Let $D/{\mathbb Q}$ be a quaternion algebra and $K / {\mathbb Q}$ a quadratic field extension that is contained in $D$.
Then I would like to see $D$ as a module over $K \otimes_{\mathbb Q} D$ via the morphism $$ \psi \colon K \otimes_{\mathbb Q} D \rightarrow End_{\mathbb Q}(D), \quad (k \otimes d) \mapsto (x \mapsto d \cdot x \cdot k). $$ This should give $D$ the structure of an $K \otimes_{\mathbb Q} D$-module. Since $K \otimes_{\mathbb Q} D$ is a simple semi-simple $K$-algebra, we then have $D \cong (K \otimes_{\mathbb Q} D)^r$ for some $r$.

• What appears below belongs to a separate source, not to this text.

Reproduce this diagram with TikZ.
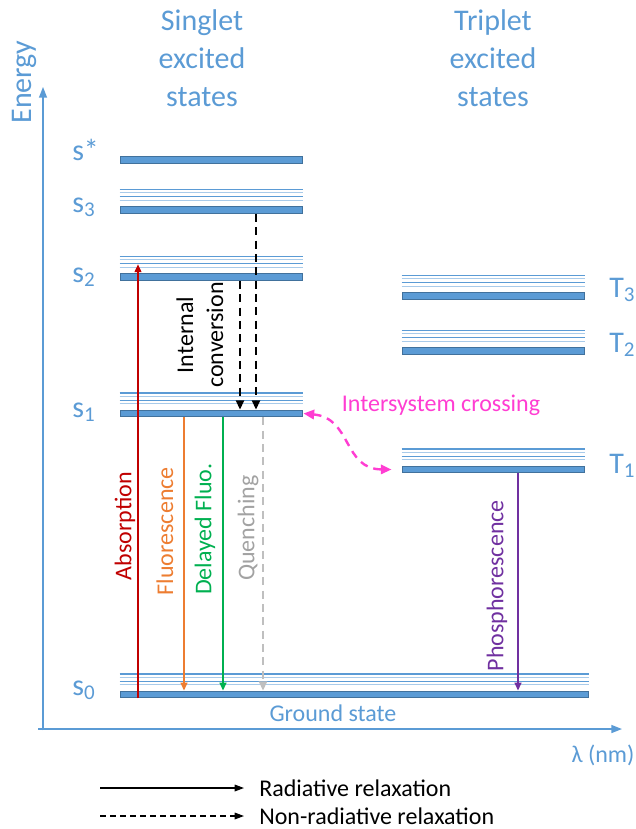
\documentclass[tikz,border=0pt]{standalone}
\usepackage{fontspec}
\setmainfont{Carlito}
\usetikzlibrary{arrows.meta,calc}
\definecolor{axisblue}{HTML}{5B9BD5}
\definecolor{barfill}{HTML}{5B9BD5}
\definecolor{barline}{HTML}{41719C}
\definecolor{viblight}{HTML}{A9CBEA}
\definecolor{vibdark}{HTML}{5B9BD5}
\definecolor{absred}{HTML}{C00000}
\definecolor{fluorange}{HTML}{ED7D31}
\definecolor{dfgreen}{HTML}{00B050}
\definecolor{quenchgrey}{HTML}{BFBFBF}
\definecolor{phospurple}{HTML}{7030A0}
\definecolor{iscpink}{HTML}{FF3DD2}
\tikzset{
  bar/.style={draw=barline, fill=barfill, line width=0.75pt, inner sep=0pt, minimum height=5pt},
  shortbar/.style={bar, minimum width=136.5pt},
  lbl/.style={text=axisblue, font=\fontsize{22.5pt}{28.5pt}\selectfont, inner sep=0pt},
  head/.style={lbl, align=center},
  small/.style={font=\fontsize{18pt}{22.5pt}\selectfont, inner sep=0pt},
  vlabel/.style={small, rotate=90, anchor=east},
  axis/.style={draw=axisblue, line width=1.1pt, -{Triangle[length=8pt,width=6pt]}},
  radarrow/.style={line width=1.5pt, -{Triangle[length=6pt,width=5pt]}},
  nonradarrow/.style={line width=1.8pt, dash pattern=on 6pt off 4pt, -{Triangle[length=7pt,width=6pt]}},
  legarrow/.style={line width=0.9pt, -{Triangle[length=7pt,width=5pt]}},
  iscarrow/.style={draw=iscpink, line width=1.8pt, dash pattern=on 6pt off 4.5pt,
    {Triangle[length=8pt,width=7pt]}-{Triangle[length=8pt,width=7pt]}},
}
\begin{document}
\begin{tikzpicture}[x=0.75pt,y=-0.75pt]
\useasboundingbox (0,0) rectangle (636,829);

% axes
\coordinate (origin) at (43,729);
\coordinate (xorigin) at (38,729);
\coordinate (ytop) at (43,87);
\coordinate (xend) at (622,729);
\draw[axis] (xorigin) -- (xend);
\draw[axis] ([yshift=-1pt]origin) -- (ytop);
\node[lbl, rotate=90] (energy) at (24,82) {Energy};
\node[small, text=axisblue] (lambda) at (603,755) {λ (nm)};

% column headings
\node[head] (singhead) at (202,58) {Singlet\\excited\\states};
\node[head] (triphead) at (493,58) {Triplet\\excited\\states};

% electronic levels
\node[shortbar] (sstar) at (211,160) {};
\node[shortbar] (s3) at (211,210) {};
\node[shortbar] (s2) at (211,277) {};
\node[shortbar] (s1) at (211,413.5) {};
\node[bar, minimum width=351pt] (s0) at (354,694.5) {};
\node[shortbar] (t3) at (493,296) {};
\node[shortbar] (t2) at (493,351) {};
\node[shortbar] (t1) at (493,469.5) {};

% vibrational sublevels above each level
\foreach \lv in {s3,s2,s1,s0,t3,t2,t1}{
  \foreach \d/\c in {4.5/viblight,7/vibdark,10/viblight,12.5/vibdark}{
    \draw[\c, line width=0.8pt] ($(\lv.north west)+(0,-\d/0.75)$) -- ($(\lv.north east)+(0,-\d/0.75)$);
  }
}

% level labels
\node[lbl, anchor=base west] (lsstar) at (72,160) {s*};
\node[lbl, anchor=base west] (ls3) at (72,212) {s\textsubscript{3}};
\node[lbl, anchor=base west] (ls2) at (72,282) {s\textsubscript{2}};
\node[lbl, anchor=base west] (ls1) at (72,417) {s\textsubscript{1}};
\node[lbl, anchor=base west] (ls0) at (72,695) {s\textsubscript{0}};
\node[lbl, anchor=base west] (lt3) at (609,297) {T\textsubscript{3}};
\node[lbl, anchor=base west] (lt2) at (609,352) {T\textsubscript{2}};
\node[lbl, anchor=base west] (lt1) at (609,473) {T\textsubscript{1}};
\node[small, text=axisblue] (ground) at (333,713) {Ground state};

% transition columns
\coordinate (cabs) at (138,0);
\coordinate (cfl) at (184,0);
\coordinate (cdf) at (223,0);
\coordinate (cq) at (263,0);
\coordinate (cic1) at (240,0);
\coordinate (cic2) at (256,0);
\coordinate (cph) at (518,0);

% transitions
\draw[radarrow, absred] (s0.south -| cabs) -- ($(s2.north -| cabs)+(0,-9)$);
\draw[radarrow, fluorange] (s1.south -| cfl) -- (s0.north -| cfl);
\draw[radarrow, dfgreen] (s1.south -| cdf) -- (s0.north -| cdf);
\draw[nonradarrow, quenchgrey, line width=1.6pt] (s1.south -| cq) -- (s0.north -| cq);
\draw[nonradarrow] (s2.south -| cic1) -- (s1.north -| cic1);
\draw[nonradarrow] (s3.south -| cic2) -- (s1.north -| cic2);
\draw[radarrow, phospurple] (t1.south -| cph) -- (s0.north -| cph);
\draw[iscarrow] ($(s1.east)+(1,0)$) .. controls (352,418) and (343,469) .. ($(t1.west)+(-10,0)$);

% transition labels
\node[vlabel, text=absred] (labs) at (125,472) {Absorption};
\node[vlabel, text=fluorange] (lfl) at (165,467) {Fluorescence};
\node[vlabel, text=dfgreen] (ldf) at (205,463) {Delayed Fluo.};
\node[vlabel, text=quenchgrey!85!black] (lq) at (248,475) {Quenching};
\node[vlabel, text=phospurple] (lph) at (497,500) {Phosphorescence};
\node[small, rotate=90, align=center] (lic) at (200,335) {Internal\\conversion};
\node[small, text=iscpink] (lisc) at (441,405) {Intersystem crossing};

% legend
\coordinate (leg1a) at (100,788);
\coordinate (leg1b) at (244,788);
\coordinate (leg2a) at (100,816);
\coordinate (leg2b) at (244,816);
\draw[legarrow] (leg1a) -- (leg1b);
\draw[legarrow, dash pattern=on 4.5pt off 3pt] (leg2a) -- (leg2b);
\node[small, anchor=west] (leg1t) at (259,788) {Radiative relaxation};
\node[small, anchor=west] (leg2t) at (259,816) {Non-radiative relaxation};
\end{tikzpicture}
\end{document}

However, comparing dimensions gives me $r = \frac 12$, contradiction.
I do not understand what I am doing wrong. Could someone enlighten me?

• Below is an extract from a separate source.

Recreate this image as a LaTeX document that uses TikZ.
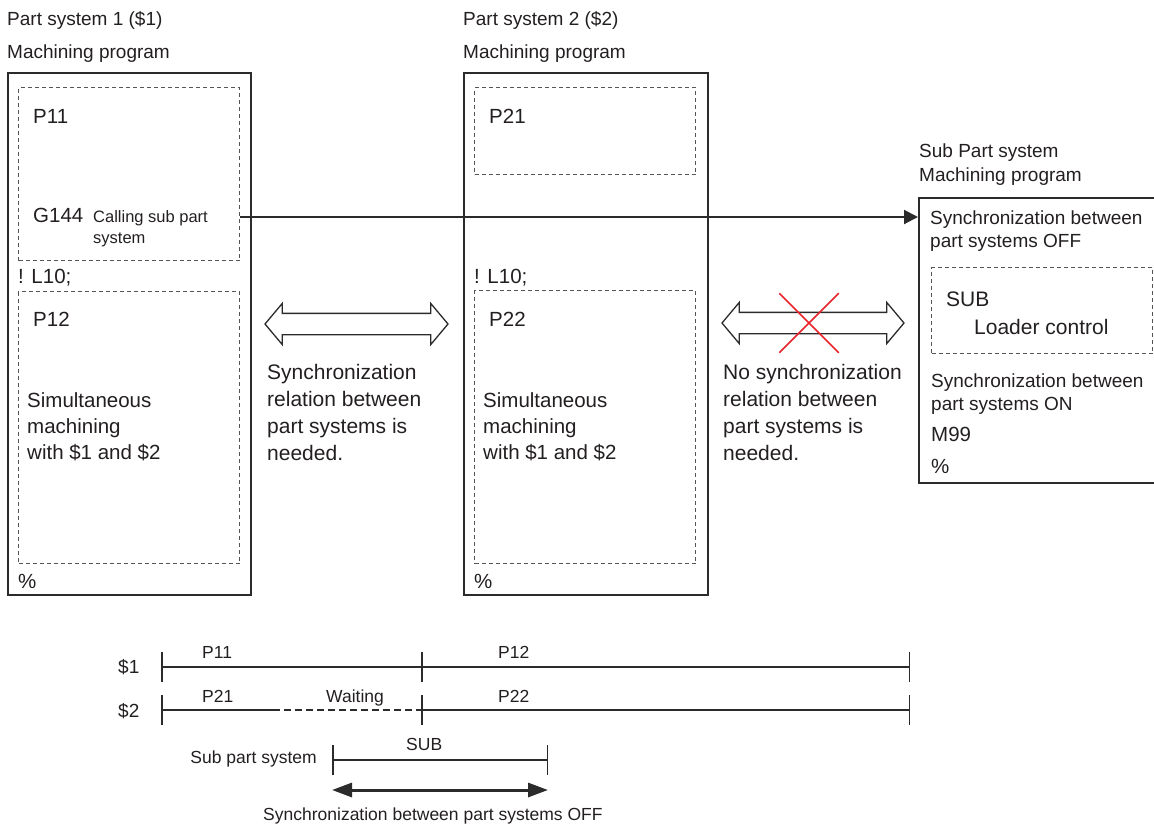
\documentclass[tikz,border=0pt]{standalone}
\usepackage{fontspec}
\setmainfont{Liberation Sans}
\definecolor{progInk}{HTML}{231F20}
\definecolor{progFrame}{HTML}{2B2B2B}
\definecolor{progDash}{HTML}{555555}
\definecolor{crossRed}{HTML}{E8242B}
\usetikzlibrary{arrows.meta, positioning, shapes.arrows, shapes.misc}

\begin{document}
\begin{tikzpicture}[
    x=1pt, y=-1pt,
    txt/.style={
      anchor=base west,
      inner sep=0pt,
      text=progInk,
      align=left,
      font=\fontsize{20.5}{26}\selectfont,
    },
    head/.style={txt, font=\fontsize{19}{24}\selectfont},
    note/.style={txt, font=\fontsize{21}{26.7}\selectfont},
    subtxt/.style={txt, font=\fontsize{19}{23.5}\selectfont},
    small/.style={txt, font=\fontsize{16.5}{21}\selectfont},
    tltxt/.style={txt, font=\fontsize{17.5}{21}\selectfont},
    prog/.style={draw=progFrame, line width=1.6pt, anchor=north west, inner sep=0pt},
    block/.style={draw=progDash, dash pattern=on 4pt off 3pt, line width=1pt, anchor=north west, inner sep=0pt},
    hollow/.style={
      double arrow,
      draw=progFrame,
      line width=1.3pt,
      inner xsep=0pt,
      inner ysep=10pt,
      double arrow head extend=10pt,
      double arrow tip angle=100,
      minimum height=183pt,
    },
    call/.style={-{Triangle[length=14pt, width=14pt]}, draw=progFrame, line width=2pt},
    tick/.style={draw=progFrame, line width=1.5pt},
    tl/.style={tick, {Bar[width=30pt]}-{Bar[width=30pt]}},
    sync/.style={{Triangle[length=20pt, width=14pt]}-{Triangle[length=20pt, width=14pt]}, draw=progFrame, line width=3pt},
  ]
    \useasboundingbox (0,0) rectangle (1154,825);

    % part system 1
    \node[head] (ps1) at (7,25) {Part system 1 (\$1)};
    \node[head] (mp1) at (7,58) {Machining program};
    \node[prog, minimum width=243pt, minimum height=522pt] (prog1) at (7,72) {};
    \node[block, minimum width=221pt, minimum height=173pt] (p11box) at (18,87) {};
    \node[txt] (p11) at (33,123) {P11};
    \node[txt] (g144) at (33,222) {G144};
    \node[small] (callsub) at (93,243) {Calling sub part\\system};
    \node[txt] (l10a) at (18,283) {! L10;};
    \node[block, minimum width=221pt, minimum height=272pt] (p12box) at (18,291) {};
    \node[txt] (p12) at (33,326) {P12};
    \node[txt] (simul1) at (27,459) {Simultaneous\\machining\\with \$1 and \$2};
    \node[txt] (end1) at (18,588) {\%};

    % part system 2
    \node[head] (ps2) at (463,25) {Part system 2 (\$2)};
    \node[head] (mp2) at (463,58) {Machining program};
    \node[prog, minimum width=244pt, minimum height=522pt] (prog2) at (463,72) {};
    \node[block, minimum width=221pt, minimum height=87pt] (p21box) at (474,87) {};
    \node[txt] (p21) at (489,123) {P21};
    \node[txt] (l10b) at (474,283) {! L10;};
    \node[block, minimum width=221pt, minimum height=273pt] (p22box) at (474,290) {};
    \node[txt] (p22) at (489,326) {P22};
    \node[txt] (simul2) at (483,459) {Simultaneous\\machining\\with \$1 and \$2};
    \node[txt] (end2) at (474,588) {\%};

    % sync relations
    \node[hollow] (sync12) at (356.5,324) {};
    \node[note] (needsync) at (267,460) {Synchronization\\relation between\\part systems is\\needed.};
    \node[hollow, minimum height=182pt] (sync2s) at (813,323) {};
    \node[cross out, draw=crossRed, line width=1.5pt, minimum width=58pt, minimum height=58pt, inner sep=0pt] (nosync) at (809,323) {};
    \node[note] (nosynctxt) at (723,460) {No synchronization\\relation between\\part systems is\\needed.};

    % sub part system
    \node[head] (subps) at (919,157) {Sub Part system};
    \node[head] (submp) at (919,181) {Machining program};
    \node[prog, minimum width=240pt, minimum height=285pt] (subprog) at (918,197) {};
    \node[subtxt] (syncoff) at (930,247.5) {Synchronization between\\part systems OFF};
    \node[block, minimum width=221pt, minimum height=86pt] (subbox) at (931,267) {};
    \node[note] (subname) at (946,306) {SUB};
    \node[note] (loader) at (974,334) {Loader control};
    \node[subtxt] (syncon) at (931,410.5) {Synchronization between\\part systems ON};
    \node[txt] (m99) at (931,441) {M99};
    \node[txt] (end3) at (931,473) {\%};

    % call
    \coordinate (callrow) at (0,217);
    \draw[call] (p11box.east |- callrow) -- (subprog.west |- callrow);

    % timing chart
    \coordinate (a0) at (161,667);
    \coordinate (a1) at (422,667);
    \coordinate (a2) at (910,667);
    \coordinate (b0) at (161,710);
    \coordinate (bw) at (273,710);
    \coordinate (b1) at (422,710);
    \coordinate (b2) at (910,710);
    \coordinate (s0) at (332,760);
    \coordinate (s1) at (548,760);
    \coordinate (o0) at (332,790);
    \coordinate (o1) at (548,790);

    \draw[tl] (a0) -- (a2);
    \draw[tick] ([yshift=15pt]a1) -- ([yshift=-15pt]a1);
    \draw[tick, {Bar[width=30pt]}-] (b0) -- (bw);
    \draw[tick, dash pattern=on 7pt off 4pt] (bw) -- (b1);
    \draw[tick, -{Bar[width=30pt]}] (b1) -- (b2);
    \draw[tick] ([yshift=15pt]b1) -- ([yshift=-15pt]b1);
    \draw[tl] (s0) -- (s1);
    \draw[sync] (o0) -- (o1);

    \node[tltxt, font=\fontsize{19}{21}\selectfont] (sys1) at (118,673) {\$1};
    \node[tltxt, font=\fontsize{19}{21}\selectfont] (sys2) at (118,717) {\$2};
    \node[tltxt] (t11) at (202,658) {P11};
    \node[tltxt] (t12) at (498,658) {P12};
    \node[tltxt] (t21) at (202,702) {P21};
    \node[tltxt] (twait) at (326,702) {Waiting};
    \node[tltxt] (t22) at (498,702) {P22};
    \node[tltxt] (tsub) at (406,750) {SUB};
    \node[tltxt, anchor=base east] (subsys) at (317,763) {Sub part system};
    \node[tltxt] (offlbl) at (263,820) {Synchronization between part systems OFF};
  \end{tikzpicture}
\end{document}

Since $\dim_\mathbb{Q}D=4$ and $\dim_\mathbb{Q}K=2$ we can say $D$ is $2$D as a right $K$-vector space.
The module structure is a $K$-algebra homomorphism $D\otimes_\mathbb{Q}K\to \mathrm{End}_K(D)$. Both sides of this have the same dimension as $K$-vector spaces, so to confirm this is an algebra isomorphism it suffices to show it is one-to-one, or equivalently its kernel is trivial.

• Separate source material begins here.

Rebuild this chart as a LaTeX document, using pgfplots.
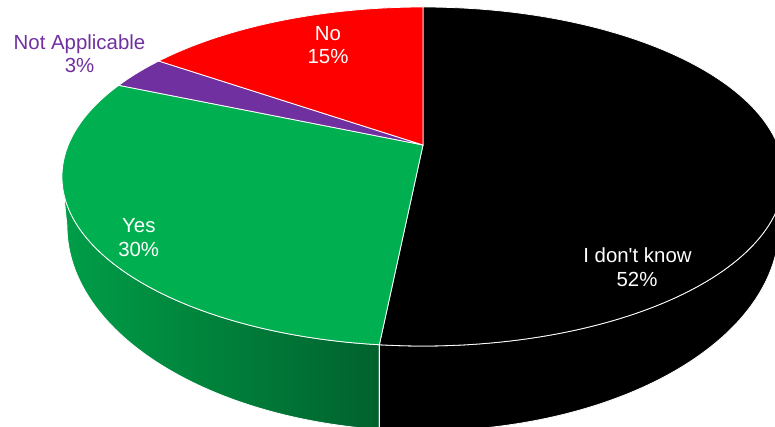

Since $K$ is 2D over $\mathbb{Q}$, all elements of $A=D\otimes_\mathbb{Q} K$ are expressible as $d\otimes k$ or as a simple combination $d_1\otimes k_1+d_2\otimes k_2$. In the first case, we can apply such an algebra element to the module element $1\in D$ to get $dk=0$, which implies $d\otimes k=0$, so next assume there is a kernel element which is not a pure tensor; we can multiply such an element by a pure tensor to get a kernel element of the form $1\otimes1-d\otimes k$. If we apply this to the module element $1\in D$ we get $1-dk=0$, or IOW $d=k^{-1}$. The element $1\otimes1-k^{-1}\otimes k$ is $0$ if $k\in\mathbb{Q}$, so assume otherwise. Since $D$ is central simple over $\mathbb{Q}$, there exists an $\ell\in D$ for which $k\ell\ne\ell k$, and then if we apply $1\otimes1-k^{-1}\otimes k$ to $\ell$ we get $\ell-k^{-1}\ell k=0$, a contradiction, so the kernel is trivial.
Therefore we conclude $A\cong M_2(K)$ is not a simple module over itself and it makes sense $D\cong K^2$ can be a $K$-module over it. Indeed, $M_2(K)$ has two left ideals, corresponding to matrices with first or second column zeroed out, so there ought to be two corresponding ideals of $A$.
Suppose $K$ is generated over $\mathbb{Q}$ by a square root of $a\in\mathbb{Q}$ we call $u$. Then $\frac{1}{2a}(1\otimes a\pm u\otimes u)$ are two orthogonal idempotents $e_\pm$ yielding $A=Ae_+\oplus Ae_-$, just as planned.
We can refine this to the corresponding Peirce decompositions
$$ A\cong (e_+Ae_+) \oplus (e_+Ae_-) \oplus (e_-Ae_+) \oplus (e_-Ae_-) $$
$$ M_2(K) \,\cong\, [\begin{smallmatrix} K & 0 \\ 0 & 0 \end{smallmatrix}] \,\oplus\, [\begin{smallmatrix} 0 & K \\ 0 & 0 \end{smallmatrix}] \,\oplus\, [\begin{smallmatrix} 0 & 0 \\ K & 0 \end{smallmatrix}] \,\oplus\, [\begin{smallmatrix} 0 & 0 \\ 0 & K \end{smallmatrix}] $$
and the isomorphism $A\cong M_2(K)$ respects the graded $K$-algebra structures above.